J’étais pourtant, à l’époque, certain de ne pas avoir cette variante de couleur crème. En regardant la page précédente, j’ai compris la supercherie. Photoshop ! le logiciel qui permet de retravailler les photos. C’est le modèle en photo à la page  précédente qui a servi de base et dont la couleur a été modifiée. Les petits défauts subsistent, il suffit de regarder.

Étonnant non ? A l’époque j’avoue avoir été déçu qu’on puisse employer un tel procédé. je pense qu’une légende appropriée aurait été la bienvenue. Je me suis donc amusé à parcourir le livre et j’ai ainsi débusqué une Fiat 1800 crème avec pavillon vert, dont l’unique exemplaire était la propriété de Jean-Michel Roulet.

Cette pratique me parait dangereuse. Ces livres spécialisés sont là pour éclairer les collectionneurs. Ils servent de référence, on parle de tel modèle vu dans tel ouvrage. Le collectionneur se projette, il rêve au travers de ces ouvrages.  J’ ai passé ma vie à rechercher les modèles que je voyais en photo dans les livres de Messieurs Nakajima ou Hedegard. Si j’avais appris que je courais après une chimère quelle n’aurait pas été ma déception ! C’est la trahison de l’image.

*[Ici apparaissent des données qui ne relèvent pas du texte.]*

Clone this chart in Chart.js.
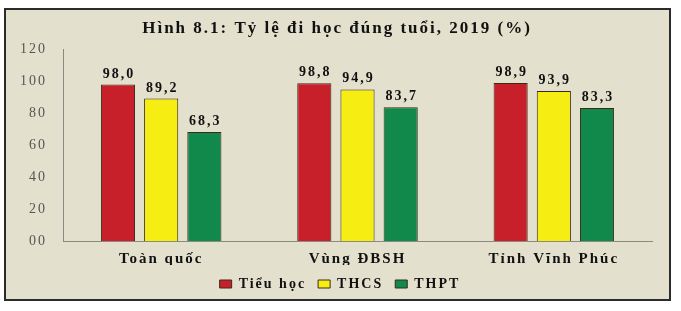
<!DOCTYPE html>
<html><head><meta charset="utf-8">
<script src="https://cdn.jsdelivr.net/npm/chart.js@4"></script>
<style>html,body{margin:0;padding:0;background:#fff;}#wrap{width:681px;height:311px;}</style>
</head><body><div id="wrap"><canvas id="c" width="681" height="311"></canvas></div>
<script>
const categories = ["Toàn quốc", "Vùng ĐBSH", "Tỉnh Vĩnh Phúc"];
const seriesNames = ["Tiểu học", "THCS", "THPT"];
const tieuHoc = [98.0, 98.8, 98.9];
const thcs = [89.2, 94.9, 93.9];
const thpt = [68.3, 83.7, 83.3];
const yTicks = [0, 20, 40, 60, 80, 100, 120];
const colors = ["#c8202a", "#f6ee12", "#10894a"];

const serif = "'Liberation Serif', 'Times New Roman', serif";
const SPACING = '2px';

const spacingPlugin = {
  id: 'spacing',
  beforeUpdate(chart) { chart.ctx.letterSpacing = SPACING; },
  beforeLayout(chart) { chart.ctx.letterSpacing = SPACING; },
  afterLayout(chart) {
    if (chart.titleBlock) { chart.titleBlock.left += 22; }
    if (chart.legend) { chart.legend.left += 28; }
  },
  beforeDraw(chart) { chart.ctx.letterSpacing = SPACING; }
};

const framePlugin = {
  id: 'frame',
  beforeDraw(chart) {
    const ctx = chart.ctx;
    ctx.save();
    ctx.fillStyle = '#ffffff';
    ctx.fillRect(0, 0, chart.width, chart.height);
    ctx.fillStyle = '#e3e0cd';
    ctx.fillRect(5, 9, 665, 291);
    ctx.strokeStyle = '#2b2b2b';
    ctx.lineWidth = 2;
    ctx.strokeRect(5, 9, 665, 291);
    ctx.restore();
  }
};

const labelPlugin = {
  id: 'vals',
  afterDatasetsDraw(chart) {
    const ctx = chart.ctx;
    ctx.save();
    ctx.letterSpacing = SPACING;
    ctx.font = "bold 14px " + serif;
    ctx.fillStyle = '#111';
    ctx.textAlign = 'center';
    ctx.textBaseline = 'alphabetic';
    chart.data.datasets.forEach((ds, i) => {
      chart.getDatasetMeta(i).data.forEach((bar, j) => {
        ctx.fillText(ds.data[j].toFixed(1).replace('.', ','), bar.x + 1, bar.y - 7);
      });
    });
    ctx.restore();
  }
};

new Chart(document.getElementById('c'), {
  type: 'bar',
  data: {
    labels: categories,
    datasets: [
      { label: seriesNames[0], data: tieuHoc, backgroundColor: colors[0] },
      { label: seriesNames[1], data: thcs, backgroundColor: colors[1] },
      { label: seriesNames[2], data: thpt, backgroundColor: colors[2] }
    ].map(d => Object.assign(d, { borderColor: '#3a2a1a', borderWidth: 1, categoryPercentage: 0.66, barPercentage: 0.79 }))
  },
  options: {
    responsive: false,
    animation: false,
    layout: { padding: { left: 0, right: 29, top: 16, bottom: 10 } },
    plugins: {
      title: { display: true, text: 'Hình 8.1: Tỷ lệ đi học đúng tuổi, 2019 (%)', color: '#111',
        font: { family: serif, size: 17, weight: 'bold' }, padding: { top: 2, bottom: 11 } },
      legend: { position: 'bottom', labels: { color: '#111', font: { family: serif, size: 14, weight: 'bold' },
        boxWidth: 12, boxHeight: 8, padding: 12 } },
      tooltip: { enabled: false }
    },
    scales: {
      x: {
        afterFit(s) { s.height = 24; },
        grid: { display: false },
        border: { display: true, color: '#8a8a80' },
        ticks: { color: '#111', font: { family: serif, size: 15, weight: 'bold' }, padding: 1 }
      },
      y: {
        min: 0, max: 120,
        afterFit(s) { s.width = 63; },
        afterBuildTicks(s) { s.ticks = yTicks.map(v => ({ value: v })); },
        grid: { display: false },
        border: { display: true, color: '#8a8a80' },
        ticks: { color: '#555', font: { family: serif, size: 14 }, padding: 8,
          callback: v => v === 0 ? '00' : String(v) }
      }
    }
  },
  plugins: [spacingPlugin, framePlugin, labelPlugin]
});
</script></body></html>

Dans le cas de la Ford, la couleur existe et était connue. Mais il fallait signaler le montage. Sinon, c’est la porte ouverte à tous les abus.

Dans certain cas cependant, le procédé peut se révéler intéressant. Dans les années 90, la maison de vente Christie’s faisait très régulièrement des ventes de jouets. Lors d’une édition mineure, constituée de  lots provenant de nombreux vendeurs, j’ai vu, au milieu d’un banal lot constitué d’une vingtaine d’autos, neuves et sans boîtes, une curieuse miniature. La collection devait contenir une centaine d’autos réparties en 5 lots.

Visiblement ces 5 lots venaient d’Afrique du Sud car on reconnaissait facilement quelques exemplaires de Dinky Toys anglais avec les couleurs spécifiques réalisées en Afrique du Sud.

Au  milieu d’un des lots trônait une Borgward Isabella de couleur crème. Je suis persuadé, sans pouvoir le prouver, que cette couleur a été produite en Afrique du Sud. Chronologiquement cela est tout à fait possible. La Borgward porte la référence 549. Les autres Dinky Toys France qui ont été produites à Johannesburg portent les références 553 pour la Peugeot 404, 554 pour l’Opel Rekord. De plus cette auto germanique est crédible. Je ne pouvais assister à la vente le jour suivant. J’avais laissé un ordre mais je n’ai pas eu le lot. Comme je le pressentais, c’est un marchand anglais avec qui j’avais l’habitude de batailler qui l’a eu. Lors de mon voyage suivant, je n’ai pas manqué de lui demander mais elle était déjà repartie. Il m’a donné l’identité de l’acheteur, mais ce dernier l’avait à son tour vendue. J’en ai perdu la trace.

Dans ce cas précis, le logiciel photoshop est une aide . Je ne suis pas choqué, en expliquant les faits qu’on recrée la couleur afin de faire avancer les recherches.

Depuis j’ai réussi à trouver la Ford Thunderbird dans sa variante crème. Dans la série des Afrique du Sud, la Ford Thunderbird a une place à part. C’est une belle et imposante auto. Ce modèle éphémère a connu quatre couleurs, aucune n’a été produite en grand nombre. La plus fréquente est la bleu métallisé. Les trois autres sont très rares, aussi rares que la Borgward.